In 1964, he started all 14 games at left defensive end for the Broncos, with a career-high four quarterback sacks and one fumble recovery for a touchdown. On November 1, he recovered a fumble against the Kansas City Chiefs and ran 63 yards for a touchdown. He also reportedly recovered a Cookie Gilchrist fumble on December 13 in a game against the Buffalo Bills. In 1965, he started 12 games for the Broncos with three interceptions and one sack.

==== Miami Dolphins ====
Cooke was selected by the Miami Dolphins in the 1966 expansion draft for their inaugural season. He was the first Dolphins' captain. In 1966, he had arguably the best season of his career, being selected to play in the AFL's All-Star Game for the first and only time. He started 13 games at left defensive end, with 3.5 quarterback sacks. He was a standout player in the Dolphins first win in team history, on October 16, 1966; a 24–7 victory over the Broncos. He tackled Denver's quarterbacks three times for losses that day.

Cooke's final season came in 1967 with the Dolphins. He started 12 games at left defensive end, with three sacks. After the season, Cooke told the Dolphins he was not going to continue playing. The Dolphins placed him on waivers in April 1968. This was an accommodation to Cooke, as it allowed him to become a free agent should he have decided to continue in football.

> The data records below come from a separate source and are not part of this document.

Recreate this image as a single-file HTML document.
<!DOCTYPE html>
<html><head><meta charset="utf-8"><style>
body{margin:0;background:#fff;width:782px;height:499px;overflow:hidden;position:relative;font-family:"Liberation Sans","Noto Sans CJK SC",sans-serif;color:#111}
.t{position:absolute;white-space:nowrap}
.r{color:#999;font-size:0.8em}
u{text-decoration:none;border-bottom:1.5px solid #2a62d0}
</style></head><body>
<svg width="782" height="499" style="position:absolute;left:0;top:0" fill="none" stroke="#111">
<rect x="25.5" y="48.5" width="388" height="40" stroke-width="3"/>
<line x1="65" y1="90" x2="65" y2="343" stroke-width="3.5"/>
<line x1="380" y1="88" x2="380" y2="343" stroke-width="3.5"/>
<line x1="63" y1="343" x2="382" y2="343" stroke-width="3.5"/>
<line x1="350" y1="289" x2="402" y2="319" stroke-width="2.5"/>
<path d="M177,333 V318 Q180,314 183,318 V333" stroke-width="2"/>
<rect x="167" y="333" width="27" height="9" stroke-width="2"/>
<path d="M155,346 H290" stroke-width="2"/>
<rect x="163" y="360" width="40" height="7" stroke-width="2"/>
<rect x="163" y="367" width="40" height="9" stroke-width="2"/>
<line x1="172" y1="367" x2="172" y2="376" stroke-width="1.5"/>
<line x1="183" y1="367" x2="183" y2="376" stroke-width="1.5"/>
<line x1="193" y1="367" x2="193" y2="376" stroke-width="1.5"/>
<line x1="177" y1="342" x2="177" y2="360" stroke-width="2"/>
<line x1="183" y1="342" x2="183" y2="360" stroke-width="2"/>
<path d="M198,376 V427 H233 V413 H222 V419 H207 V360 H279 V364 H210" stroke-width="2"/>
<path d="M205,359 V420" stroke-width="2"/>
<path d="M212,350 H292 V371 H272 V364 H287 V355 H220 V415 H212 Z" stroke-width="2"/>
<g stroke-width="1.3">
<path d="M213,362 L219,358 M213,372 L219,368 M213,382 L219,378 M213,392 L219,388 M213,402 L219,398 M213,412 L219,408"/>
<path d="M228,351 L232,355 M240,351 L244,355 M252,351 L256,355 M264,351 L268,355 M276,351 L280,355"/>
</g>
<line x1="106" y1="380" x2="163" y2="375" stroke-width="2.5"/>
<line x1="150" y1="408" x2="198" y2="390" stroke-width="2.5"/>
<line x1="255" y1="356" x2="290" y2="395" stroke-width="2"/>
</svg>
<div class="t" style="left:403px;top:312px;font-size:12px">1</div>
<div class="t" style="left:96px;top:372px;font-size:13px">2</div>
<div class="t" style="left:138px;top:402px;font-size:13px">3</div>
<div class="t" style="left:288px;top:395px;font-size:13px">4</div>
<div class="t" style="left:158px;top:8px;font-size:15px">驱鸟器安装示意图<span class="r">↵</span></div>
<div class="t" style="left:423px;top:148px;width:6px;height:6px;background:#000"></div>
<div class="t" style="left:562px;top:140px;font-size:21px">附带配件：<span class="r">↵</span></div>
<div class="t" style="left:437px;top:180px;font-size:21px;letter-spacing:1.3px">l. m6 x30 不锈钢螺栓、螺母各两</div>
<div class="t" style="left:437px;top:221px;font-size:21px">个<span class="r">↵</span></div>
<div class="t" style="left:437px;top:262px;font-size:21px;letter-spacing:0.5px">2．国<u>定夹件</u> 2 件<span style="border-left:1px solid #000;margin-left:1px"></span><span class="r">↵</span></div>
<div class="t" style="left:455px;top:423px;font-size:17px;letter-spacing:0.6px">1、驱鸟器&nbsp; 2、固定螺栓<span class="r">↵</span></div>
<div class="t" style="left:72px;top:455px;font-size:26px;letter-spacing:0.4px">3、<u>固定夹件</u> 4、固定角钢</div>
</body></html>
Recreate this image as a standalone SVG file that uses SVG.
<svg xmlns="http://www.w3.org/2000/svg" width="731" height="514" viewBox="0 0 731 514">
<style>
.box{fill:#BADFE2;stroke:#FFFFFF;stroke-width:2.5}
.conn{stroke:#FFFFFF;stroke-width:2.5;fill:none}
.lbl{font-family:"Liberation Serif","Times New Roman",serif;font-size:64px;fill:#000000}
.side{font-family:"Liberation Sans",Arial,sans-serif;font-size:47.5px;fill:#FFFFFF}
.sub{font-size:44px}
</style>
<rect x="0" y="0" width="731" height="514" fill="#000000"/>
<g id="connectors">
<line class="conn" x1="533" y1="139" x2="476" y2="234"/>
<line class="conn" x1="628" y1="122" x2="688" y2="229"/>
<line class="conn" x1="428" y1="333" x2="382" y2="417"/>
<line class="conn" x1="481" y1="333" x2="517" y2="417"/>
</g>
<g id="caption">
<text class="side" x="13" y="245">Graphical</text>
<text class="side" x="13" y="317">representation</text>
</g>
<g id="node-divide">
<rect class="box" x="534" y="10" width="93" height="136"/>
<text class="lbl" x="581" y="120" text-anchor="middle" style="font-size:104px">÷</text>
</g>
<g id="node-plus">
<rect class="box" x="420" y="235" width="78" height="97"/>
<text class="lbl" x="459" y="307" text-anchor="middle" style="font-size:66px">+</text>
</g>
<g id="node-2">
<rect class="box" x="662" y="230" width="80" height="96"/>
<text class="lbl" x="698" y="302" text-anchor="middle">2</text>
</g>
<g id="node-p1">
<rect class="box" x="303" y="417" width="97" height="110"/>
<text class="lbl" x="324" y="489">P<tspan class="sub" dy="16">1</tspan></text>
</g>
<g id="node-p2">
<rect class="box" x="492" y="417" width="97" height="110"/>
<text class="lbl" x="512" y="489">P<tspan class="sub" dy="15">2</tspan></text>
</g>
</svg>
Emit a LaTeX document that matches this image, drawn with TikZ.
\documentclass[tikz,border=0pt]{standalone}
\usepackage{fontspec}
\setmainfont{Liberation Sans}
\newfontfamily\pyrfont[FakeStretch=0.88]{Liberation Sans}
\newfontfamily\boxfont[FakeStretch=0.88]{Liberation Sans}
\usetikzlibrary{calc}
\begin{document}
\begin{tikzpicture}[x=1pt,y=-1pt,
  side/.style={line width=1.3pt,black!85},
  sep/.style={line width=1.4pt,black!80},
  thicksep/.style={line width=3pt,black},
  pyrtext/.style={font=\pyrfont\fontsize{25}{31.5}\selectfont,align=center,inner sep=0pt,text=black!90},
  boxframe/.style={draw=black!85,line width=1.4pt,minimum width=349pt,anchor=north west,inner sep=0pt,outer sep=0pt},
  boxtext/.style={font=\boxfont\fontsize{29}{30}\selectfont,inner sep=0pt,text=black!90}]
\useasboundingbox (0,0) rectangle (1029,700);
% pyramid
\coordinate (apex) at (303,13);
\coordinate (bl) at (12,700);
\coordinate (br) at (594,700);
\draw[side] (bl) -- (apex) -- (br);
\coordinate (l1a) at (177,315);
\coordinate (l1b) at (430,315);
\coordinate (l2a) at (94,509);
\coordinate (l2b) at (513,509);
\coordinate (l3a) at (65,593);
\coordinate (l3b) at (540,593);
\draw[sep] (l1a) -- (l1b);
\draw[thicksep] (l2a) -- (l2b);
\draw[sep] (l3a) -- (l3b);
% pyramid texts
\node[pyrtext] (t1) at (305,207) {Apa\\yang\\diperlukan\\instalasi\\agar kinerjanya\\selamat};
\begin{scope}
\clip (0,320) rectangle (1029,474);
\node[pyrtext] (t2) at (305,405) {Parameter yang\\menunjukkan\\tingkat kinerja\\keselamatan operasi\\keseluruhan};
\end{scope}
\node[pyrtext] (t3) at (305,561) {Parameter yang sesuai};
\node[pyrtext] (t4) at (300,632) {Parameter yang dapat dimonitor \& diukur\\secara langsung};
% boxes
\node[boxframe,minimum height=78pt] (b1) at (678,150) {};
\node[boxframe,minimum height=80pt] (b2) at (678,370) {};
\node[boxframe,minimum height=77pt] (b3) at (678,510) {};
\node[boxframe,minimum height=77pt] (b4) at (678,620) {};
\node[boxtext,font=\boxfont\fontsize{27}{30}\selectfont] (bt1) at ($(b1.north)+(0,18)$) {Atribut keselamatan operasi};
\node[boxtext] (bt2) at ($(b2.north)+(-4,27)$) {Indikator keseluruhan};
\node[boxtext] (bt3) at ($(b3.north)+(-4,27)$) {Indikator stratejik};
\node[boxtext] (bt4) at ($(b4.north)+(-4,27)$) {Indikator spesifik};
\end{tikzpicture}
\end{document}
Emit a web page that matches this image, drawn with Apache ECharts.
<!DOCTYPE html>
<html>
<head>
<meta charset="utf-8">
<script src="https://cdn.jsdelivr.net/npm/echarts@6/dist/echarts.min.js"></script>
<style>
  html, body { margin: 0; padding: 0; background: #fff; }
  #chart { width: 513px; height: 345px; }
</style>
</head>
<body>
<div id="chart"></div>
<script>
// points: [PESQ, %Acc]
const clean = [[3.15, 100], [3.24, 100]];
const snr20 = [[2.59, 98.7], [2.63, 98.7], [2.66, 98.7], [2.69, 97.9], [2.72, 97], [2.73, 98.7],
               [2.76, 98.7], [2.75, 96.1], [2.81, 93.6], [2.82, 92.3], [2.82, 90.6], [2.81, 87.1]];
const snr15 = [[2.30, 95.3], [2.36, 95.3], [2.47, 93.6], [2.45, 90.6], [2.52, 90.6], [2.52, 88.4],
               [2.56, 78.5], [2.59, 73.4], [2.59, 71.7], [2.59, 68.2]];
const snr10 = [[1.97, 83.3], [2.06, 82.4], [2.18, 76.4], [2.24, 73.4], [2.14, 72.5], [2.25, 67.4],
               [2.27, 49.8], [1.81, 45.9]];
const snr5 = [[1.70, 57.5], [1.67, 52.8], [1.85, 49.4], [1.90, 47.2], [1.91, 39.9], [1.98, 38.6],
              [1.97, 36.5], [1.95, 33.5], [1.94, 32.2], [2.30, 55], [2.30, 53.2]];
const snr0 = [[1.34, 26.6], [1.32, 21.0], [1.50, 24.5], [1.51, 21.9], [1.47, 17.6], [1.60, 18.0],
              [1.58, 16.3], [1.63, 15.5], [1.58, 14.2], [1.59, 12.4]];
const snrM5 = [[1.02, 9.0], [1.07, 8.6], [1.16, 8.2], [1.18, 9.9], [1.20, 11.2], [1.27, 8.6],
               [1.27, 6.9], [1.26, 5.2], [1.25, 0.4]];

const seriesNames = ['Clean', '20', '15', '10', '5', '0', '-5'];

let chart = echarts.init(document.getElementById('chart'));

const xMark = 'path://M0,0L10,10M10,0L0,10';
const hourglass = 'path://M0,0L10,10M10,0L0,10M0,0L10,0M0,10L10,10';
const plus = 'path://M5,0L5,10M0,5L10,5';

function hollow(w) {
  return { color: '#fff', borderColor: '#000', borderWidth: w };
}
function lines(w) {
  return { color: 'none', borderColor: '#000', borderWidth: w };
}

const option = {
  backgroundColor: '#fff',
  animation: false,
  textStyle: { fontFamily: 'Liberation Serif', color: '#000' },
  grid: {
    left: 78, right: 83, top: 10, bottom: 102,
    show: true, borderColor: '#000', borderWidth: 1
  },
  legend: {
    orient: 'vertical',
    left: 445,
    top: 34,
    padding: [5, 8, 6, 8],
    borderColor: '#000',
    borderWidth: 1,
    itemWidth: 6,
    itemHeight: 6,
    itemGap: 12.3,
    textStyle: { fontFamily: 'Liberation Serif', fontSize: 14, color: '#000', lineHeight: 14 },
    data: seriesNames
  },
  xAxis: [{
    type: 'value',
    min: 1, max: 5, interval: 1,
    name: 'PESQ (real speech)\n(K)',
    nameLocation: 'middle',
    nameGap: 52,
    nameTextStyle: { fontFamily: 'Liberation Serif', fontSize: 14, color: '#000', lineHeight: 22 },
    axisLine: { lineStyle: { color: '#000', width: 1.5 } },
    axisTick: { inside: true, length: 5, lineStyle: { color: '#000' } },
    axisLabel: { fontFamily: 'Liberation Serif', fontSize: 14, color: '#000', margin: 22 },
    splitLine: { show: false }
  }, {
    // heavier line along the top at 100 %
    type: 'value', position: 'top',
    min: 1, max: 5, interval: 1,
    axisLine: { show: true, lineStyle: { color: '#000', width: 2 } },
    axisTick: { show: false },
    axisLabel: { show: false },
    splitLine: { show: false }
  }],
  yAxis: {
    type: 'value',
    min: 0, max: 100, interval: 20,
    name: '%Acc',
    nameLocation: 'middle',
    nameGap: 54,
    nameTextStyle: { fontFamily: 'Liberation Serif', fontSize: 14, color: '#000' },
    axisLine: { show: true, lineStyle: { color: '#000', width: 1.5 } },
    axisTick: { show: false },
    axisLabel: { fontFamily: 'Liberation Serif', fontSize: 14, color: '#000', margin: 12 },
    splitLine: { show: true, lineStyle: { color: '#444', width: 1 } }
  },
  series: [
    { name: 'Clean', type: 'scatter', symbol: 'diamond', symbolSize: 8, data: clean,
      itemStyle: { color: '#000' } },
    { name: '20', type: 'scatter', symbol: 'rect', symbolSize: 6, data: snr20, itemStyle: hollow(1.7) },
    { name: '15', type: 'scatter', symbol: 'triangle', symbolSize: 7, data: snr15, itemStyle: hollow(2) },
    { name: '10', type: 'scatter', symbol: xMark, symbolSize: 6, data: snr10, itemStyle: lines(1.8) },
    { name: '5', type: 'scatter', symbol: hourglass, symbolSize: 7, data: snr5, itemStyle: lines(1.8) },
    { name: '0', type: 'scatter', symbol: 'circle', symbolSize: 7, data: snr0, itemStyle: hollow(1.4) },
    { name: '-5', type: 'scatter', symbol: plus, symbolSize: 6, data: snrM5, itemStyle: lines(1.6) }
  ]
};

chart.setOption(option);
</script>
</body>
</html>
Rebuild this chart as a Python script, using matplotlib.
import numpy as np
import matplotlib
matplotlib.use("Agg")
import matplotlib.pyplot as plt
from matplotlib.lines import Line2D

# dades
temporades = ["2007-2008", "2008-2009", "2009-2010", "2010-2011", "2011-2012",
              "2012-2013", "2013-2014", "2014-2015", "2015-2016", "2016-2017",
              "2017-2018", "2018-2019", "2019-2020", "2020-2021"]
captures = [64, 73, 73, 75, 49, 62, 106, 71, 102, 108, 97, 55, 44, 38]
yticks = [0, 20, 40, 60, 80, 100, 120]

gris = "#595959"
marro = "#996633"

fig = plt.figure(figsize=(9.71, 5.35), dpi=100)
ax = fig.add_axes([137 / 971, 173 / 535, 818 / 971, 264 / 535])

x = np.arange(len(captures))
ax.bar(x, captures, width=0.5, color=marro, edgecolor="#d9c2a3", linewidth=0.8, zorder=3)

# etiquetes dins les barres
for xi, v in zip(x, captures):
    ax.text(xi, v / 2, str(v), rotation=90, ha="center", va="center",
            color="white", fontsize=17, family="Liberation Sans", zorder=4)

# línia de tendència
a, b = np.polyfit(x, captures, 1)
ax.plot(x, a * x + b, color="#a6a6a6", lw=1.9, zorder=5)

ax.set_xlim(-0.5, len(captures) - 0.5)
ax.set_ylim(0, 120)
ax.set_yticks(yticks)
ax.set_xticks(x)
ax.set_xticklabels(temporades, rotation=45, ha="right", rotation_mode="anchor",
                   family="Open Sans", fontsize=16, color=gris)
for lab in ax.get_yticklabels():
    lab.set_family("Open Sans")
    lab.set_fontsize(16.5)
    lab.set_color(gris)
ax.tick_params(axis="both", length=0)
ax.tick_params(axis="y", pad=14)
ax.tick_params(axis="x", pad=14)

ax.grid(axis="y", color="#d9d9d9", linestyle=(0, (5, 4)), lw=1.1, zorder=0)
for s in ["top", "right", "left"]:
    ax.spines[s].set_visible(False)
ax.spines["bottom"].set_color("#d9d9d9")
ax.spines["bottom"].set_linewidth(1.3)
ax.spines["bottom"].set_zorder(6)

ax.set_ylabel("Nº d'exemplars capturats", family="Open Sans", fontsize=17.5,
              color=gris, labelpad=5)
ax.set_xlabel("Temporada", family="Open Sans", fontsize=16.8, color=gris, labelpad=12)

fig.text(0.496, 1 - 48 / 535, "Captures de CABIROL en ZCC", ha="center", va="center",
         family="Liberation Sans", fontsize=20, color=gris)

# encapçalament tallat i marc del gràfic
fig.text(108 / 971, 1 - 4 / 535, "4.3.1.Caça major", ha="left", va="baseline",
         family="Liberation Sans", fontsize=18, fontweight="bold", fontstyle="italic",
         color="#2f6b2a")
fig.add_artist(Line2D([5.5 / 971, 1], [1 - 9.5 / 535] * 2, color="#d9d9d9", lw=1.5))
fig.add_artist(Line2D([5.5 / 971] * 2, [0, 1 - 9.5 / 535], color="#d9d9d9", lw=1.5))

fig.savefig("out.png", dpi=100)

== Personal life and death ==
During the off season, he worked for the P. B. Rice Insurance Agency in Harrisburg, Pennsylvania. After retiring from football, Cooke worked for General Electric, while living in Camp Hill, Pennsylvania. His wife Jody was a native of nearby Harrisburg. He became a real estate developer, including managing the development of Greenbrier, in Chesapeake, Virginia. He became president of his local Chamber of Commerce, owned a travel agency, and had his own radio show.

Cooke died on February 6, 2022 in Jacksonville, Florida.